Dataset extract =
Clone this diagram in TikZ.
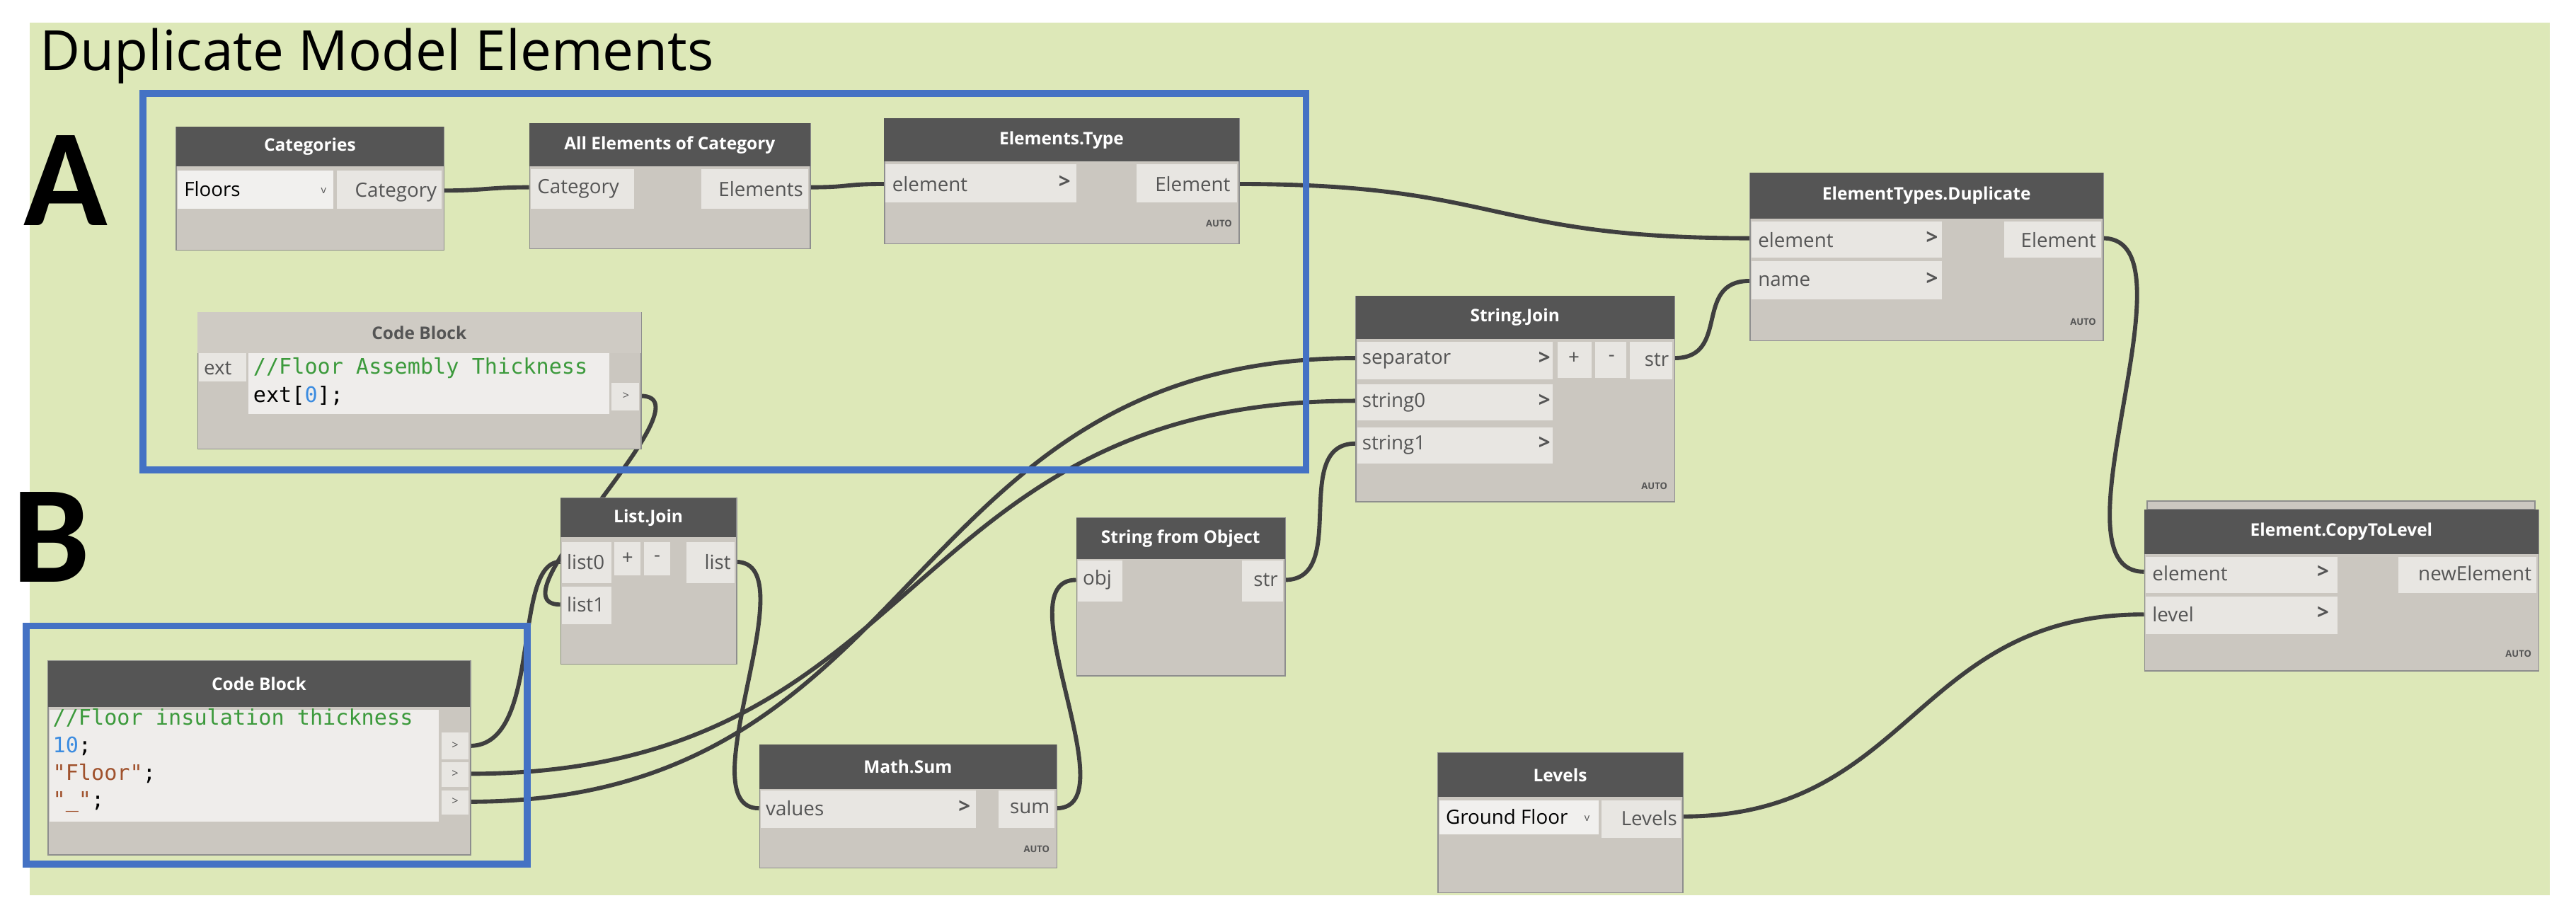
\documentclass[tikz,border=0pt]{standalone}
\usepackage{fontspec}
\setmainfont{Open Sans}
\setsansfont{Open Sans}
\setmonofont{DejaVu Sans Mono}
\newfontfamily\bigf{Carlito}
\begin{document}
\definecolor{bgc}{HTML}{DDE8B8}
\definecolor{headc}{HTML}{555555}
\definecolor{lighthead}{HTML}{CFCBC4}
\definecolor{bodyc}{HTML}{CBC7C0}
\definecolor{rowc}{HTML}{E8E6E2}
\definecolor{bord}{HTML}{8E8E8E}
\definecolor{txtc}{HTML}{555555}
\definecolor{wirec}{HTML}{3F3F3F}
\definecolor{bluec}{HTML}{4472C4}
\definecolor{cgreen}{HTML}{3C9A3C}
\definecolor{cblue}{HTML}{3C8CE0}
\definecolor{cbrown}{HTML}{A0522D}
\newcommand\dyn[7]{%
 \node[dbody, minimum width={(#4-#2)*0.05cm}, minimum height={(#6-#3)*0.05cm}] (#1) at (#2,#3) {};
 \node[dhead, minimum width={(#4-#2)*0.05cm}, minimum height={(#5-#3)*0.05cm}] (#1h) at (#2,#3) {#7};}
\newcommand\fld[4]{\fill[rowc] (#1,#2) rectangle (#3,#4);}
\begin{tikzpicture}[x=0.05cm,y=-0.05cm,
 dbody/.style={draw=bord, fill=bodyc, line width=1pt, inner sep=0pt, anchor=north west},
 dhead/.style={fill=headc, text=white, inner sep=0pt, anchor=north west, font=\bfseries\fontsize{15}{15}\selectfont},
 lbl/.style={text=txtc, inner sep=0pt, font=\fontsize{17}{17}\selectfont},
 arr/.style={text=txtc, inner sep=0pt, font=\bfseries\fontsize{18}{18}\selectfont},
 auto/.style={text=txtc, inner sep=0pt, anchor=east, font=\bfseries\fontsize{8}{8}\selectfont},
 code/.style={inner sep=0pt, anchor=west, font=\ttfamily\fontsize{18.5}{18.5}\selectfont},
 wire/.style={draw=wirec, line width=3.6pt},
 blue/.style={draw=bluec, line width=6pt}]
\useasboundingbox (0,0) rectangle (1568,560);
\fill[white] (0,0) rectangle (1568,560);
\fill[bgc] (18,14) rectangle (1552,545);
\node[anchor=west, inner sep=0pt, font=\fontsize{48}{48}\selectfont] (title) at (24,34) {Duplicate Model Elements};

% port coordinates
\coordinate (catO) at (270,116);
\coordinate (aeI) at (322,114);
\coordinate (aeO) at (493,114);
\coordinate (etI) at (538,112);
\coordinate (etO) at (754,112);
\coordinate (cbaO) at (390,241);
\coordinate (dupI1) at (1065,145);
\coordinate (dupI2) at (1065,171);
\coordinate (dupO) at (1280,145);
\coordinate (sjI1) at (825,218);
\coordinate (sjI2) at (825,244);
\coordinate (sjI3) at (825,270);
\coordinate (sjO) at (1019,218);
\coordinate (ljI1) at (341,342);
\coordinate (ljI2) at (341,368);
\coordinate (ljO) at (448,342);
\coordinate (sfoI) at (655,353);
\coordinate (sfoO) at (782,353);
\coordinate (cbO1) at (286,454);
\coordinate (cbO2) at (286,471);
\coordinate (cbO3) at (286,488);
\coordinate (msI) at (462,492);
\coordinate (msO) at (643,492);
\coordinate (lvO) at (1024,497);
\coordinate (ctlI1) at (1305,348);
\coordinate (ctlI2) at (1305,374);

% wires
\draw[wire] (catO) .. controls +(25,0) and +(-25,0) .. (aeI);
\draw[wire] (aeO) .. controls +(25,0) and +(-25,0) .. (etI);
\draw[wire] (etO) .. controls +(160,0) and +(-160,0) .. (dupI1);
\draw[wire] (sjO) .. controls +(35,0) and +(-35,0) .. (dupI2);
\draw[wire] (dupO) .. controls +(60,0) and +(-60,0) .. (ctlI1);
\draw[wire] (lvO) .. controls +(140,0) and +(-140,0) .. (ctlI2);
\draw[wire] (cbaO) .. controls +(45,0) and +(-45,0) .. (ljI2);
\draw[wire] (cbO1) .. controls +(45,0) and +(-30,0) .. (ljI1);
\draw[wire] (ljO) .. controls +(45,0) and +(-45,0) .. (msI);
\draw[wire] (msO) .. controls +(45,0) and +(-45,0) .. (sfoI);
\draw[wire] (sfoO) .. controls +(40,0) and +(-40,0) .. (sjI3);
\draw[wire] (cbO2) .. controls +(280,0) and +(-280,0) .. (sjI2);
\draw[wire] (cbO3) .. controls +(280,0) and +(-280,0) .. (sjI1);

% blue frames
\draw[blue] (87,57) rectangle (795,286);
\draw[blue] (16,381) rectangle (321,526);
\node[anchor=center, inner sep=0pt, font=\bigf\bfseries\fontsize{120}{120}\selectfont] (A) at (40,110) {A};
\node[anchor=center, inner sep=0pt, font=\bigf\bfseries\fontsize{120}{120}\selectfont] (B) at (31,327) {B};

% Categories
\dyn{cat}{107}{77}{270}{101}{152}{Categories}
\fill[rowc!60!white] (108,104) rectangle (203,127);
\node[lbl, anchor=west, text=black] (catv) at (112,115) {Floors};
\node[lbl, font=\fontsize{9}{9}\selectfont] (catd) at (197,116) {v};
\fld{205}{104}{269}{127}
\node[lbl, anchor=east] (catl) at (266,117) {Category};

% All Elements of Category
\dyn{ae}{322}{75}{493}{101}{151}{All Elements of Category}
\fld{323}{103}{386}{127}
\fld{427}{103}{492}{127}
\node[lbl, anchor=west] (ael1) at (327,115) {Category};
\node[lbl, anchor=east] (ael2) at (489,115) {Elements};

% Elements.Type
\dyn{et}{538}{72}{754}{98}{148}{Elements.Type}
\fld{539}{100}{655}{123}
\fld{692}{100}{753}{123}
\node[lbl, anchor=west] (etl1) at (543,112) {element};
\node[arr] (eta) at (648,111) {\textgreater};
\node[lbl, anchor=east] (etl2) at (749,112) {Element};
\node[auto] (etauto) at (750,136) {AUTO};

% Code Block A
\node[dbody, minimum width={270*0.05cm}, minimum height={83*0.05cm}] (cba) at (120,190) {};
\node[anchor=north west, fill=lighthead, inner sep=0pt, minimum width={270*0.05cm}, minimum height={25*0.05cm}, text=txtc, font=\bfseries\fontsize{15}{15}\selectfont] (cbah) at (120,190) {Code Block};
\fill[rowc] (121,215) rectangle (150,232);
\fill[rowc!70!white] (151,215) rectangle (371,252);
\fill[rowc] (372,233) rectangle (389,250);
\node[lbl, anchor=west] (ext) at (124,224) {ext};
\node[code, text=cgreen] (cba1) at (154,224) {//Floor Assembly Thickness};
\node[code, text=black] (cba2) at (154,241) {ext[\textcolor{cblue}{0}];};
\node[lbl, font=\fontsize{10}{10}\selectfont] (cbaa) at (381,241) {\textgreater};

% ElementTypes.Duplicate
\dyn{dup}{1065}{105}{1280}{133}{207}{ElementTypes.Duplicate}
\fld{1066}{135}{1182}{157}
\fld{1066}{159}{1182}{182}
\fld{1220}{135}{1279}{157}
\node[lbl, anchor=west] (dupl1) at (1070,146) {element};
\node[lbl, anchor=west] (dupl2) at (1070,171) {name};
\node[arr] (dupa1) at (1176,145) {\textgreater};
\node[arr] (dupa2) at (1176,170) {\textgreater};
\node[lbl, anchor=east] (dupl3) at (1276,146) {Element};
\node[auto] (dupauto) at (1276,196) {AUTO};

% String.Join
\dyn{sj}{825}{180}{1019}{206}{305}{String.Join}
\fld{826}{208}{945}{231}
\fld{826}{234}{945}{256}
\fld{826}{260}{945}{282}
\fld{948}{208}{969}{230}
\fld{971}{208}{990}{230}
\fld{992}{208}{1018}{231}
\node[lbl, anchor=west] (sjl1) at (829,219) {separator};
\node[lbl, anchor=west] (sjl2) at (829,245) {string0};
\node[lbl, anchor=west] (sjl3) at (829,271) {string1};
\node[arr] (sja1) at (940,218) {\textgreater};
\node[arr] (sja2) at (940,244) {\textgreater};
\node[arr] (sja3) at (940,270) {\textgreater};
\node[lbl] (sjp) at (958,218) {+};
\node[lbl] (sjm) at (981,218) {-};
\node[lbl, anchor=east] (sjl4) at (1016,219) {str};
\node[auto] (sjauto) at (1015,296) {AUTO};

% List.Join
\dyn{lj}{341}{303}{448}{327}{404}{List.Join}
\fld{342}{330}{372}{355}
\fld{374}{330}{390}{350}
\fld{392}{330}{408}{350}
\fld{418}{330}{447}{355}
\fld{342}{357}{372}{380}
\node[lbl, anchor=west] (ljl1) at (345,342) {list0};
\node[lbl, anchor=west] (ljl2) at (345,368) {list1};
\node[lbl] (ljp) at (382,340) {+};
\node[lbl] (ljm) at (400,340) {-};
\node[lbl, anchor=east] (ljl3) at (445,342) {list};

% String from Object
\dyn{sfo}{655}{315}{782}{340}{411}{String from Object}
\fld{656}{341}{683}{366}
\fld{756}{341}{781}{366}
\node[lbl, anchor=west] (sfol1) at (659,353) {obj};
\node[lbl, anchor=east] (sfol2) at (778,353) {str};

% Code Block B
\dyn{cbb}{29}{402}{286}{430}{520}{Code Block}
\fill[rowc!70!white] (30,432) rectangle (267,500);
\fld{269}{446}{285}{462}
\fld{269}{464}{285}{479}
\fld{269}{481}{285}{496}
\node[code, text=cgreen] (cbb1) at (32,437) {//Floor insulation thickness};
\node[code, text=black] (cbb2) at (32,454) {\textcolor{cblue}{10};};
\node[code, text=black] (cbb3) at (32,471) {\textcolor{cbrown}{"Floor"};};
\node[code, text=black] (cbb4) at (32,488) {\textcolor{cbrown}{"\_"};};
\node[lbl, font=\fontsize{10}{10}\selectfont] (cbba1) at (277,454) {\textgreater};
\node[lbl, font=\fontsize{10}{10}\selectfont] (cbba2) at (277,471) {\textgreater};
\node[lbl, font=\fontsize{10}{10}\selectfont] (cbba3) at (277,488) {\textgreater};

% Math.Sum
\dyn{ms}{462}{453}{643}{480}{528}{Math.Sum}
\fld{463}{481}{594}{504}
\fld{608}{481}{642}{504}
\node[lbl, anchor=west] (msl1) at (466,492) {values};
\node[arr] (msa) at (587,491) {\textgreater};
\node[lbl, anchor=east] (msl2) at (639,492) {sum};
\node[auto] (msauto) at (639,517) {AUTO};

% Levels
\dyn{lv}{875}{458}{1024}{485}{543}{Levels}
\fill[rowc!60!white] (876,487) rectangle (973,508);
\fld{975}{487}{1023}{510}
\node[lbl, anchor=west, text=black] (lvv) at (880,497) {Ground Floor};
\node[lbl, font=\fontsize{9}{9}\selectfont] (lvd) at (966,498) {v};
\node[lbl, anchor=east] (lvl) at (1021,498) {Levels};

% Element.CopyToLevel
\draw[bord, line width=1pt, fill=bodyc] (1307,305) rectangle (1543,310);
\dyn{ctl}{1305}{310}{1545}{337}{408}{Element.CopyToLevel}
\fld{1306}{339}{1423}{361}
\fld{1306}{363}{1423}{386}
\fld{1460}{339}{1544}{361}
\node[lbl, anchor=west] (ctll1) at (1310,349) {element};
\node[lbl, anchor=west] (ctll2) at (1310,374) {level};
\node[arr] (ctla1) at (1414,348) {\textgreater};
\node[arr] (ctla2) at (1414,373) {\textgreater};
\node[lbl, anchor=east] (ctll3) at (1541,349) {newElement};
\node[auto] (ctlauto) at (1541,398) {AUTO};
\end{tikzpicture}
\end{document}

Exercise = Go from the first line of the listing to the line holding "(title) at (24,34)" and, please, transcribe those lines exactly, both included, with no pictures.

Solution to the exercise =
Clone this diagram in TikZ.
\documentclass[tikz,border=0pt]{standalone}
\usepackage{fontspec}
\setmainfont{Open Sans}
\setsansfont{Open Sans}
\setmonofont{DejaVu Sans Mono}
\newfontfamily\bigf{Carlito}
\begin{document}
\definecolor{bgc}{HTML}{DDE8B8}
\definecolor{headc}{HTML}{555555}
\definecolor{lighthead}{HTML}{CFCBC4}
\definecolor{bodyc}{HTML}{CBC7C0}
\definecolor{rowc}{HTML}{E8E6E2}
\definecolor{bord}{HTML}{8E8E8E}
\definecolor{txtc}{HTML}{555555}
\definecolor{wirec}{HTML}{3F3F3F}
\definecolor{bluec}{HTML}{4472C4}
\definecolor{cgreen}{HTML}{3C9A3C}
\definecolor{cblue}{HTML}{3C8CE0}
\definecolor{cbrown}{HTML}{A0522D}
\newcommand\dyn[7]{%
 \node[dbody, minimum width={(#4-#2)*0.05cm}, minimum height={(#6-#3)*0.05cm}] (#1) at (#2,#3) {};
 \node[dhead, minimum width={(#4-#2)*0.05cm}, minimum height={(#5-#3)*0.05cm}] (#1h) at (#2,#3) {#7};}
\newcommand\fld[4]{\fill[rowc] (#1,#2) rectangle (#3,#4);}
\begin{tikzpicture}[x=0.05cm,y=-0.05cm,
 dbody/.style={draw=bord, fill=bodyc, line width=1pt, inner sep=0pt, anchor=north west},
 dhead/.style={fill=headc, text=white, inner sep=0pt, anchor=north west, font=\bfseries\fontsize{15}{15}\selectfont},
 lbl/.style={text=txtc, inner sep=0pt, font=\fontsize{17}{17}\selectfont},
 arr/.style={text=txtc, inner sep=0pt, font=\bfseries\fontsize{18}{18}\selectfont},
 auto/.style={text=txtc, inner sep=0pt, anchor=east, font=\bfseries\fontsize{8}{8}\selectfont},
 code/.style={inner sep=0pt, anchor=west, font=\ttfamily\fontsize{18.5}{18.5}\selectfont},
 wire/.style={draw=wirec, line width=3.6pt},
 blue/.style={draw=bluec, line width=6pt}]
\useasboundingbox (0,0) rectangle (1568,560);
\fill[white] (0,0) rectangle (1568,560);
\fill[bgc] (18,14) rectangle (1552,545);
\node[anchor=west, inner sep=0pt, font=\fontsize{48}{48}\selectfont] (title) at (24,34) {Duplicate Model Elements};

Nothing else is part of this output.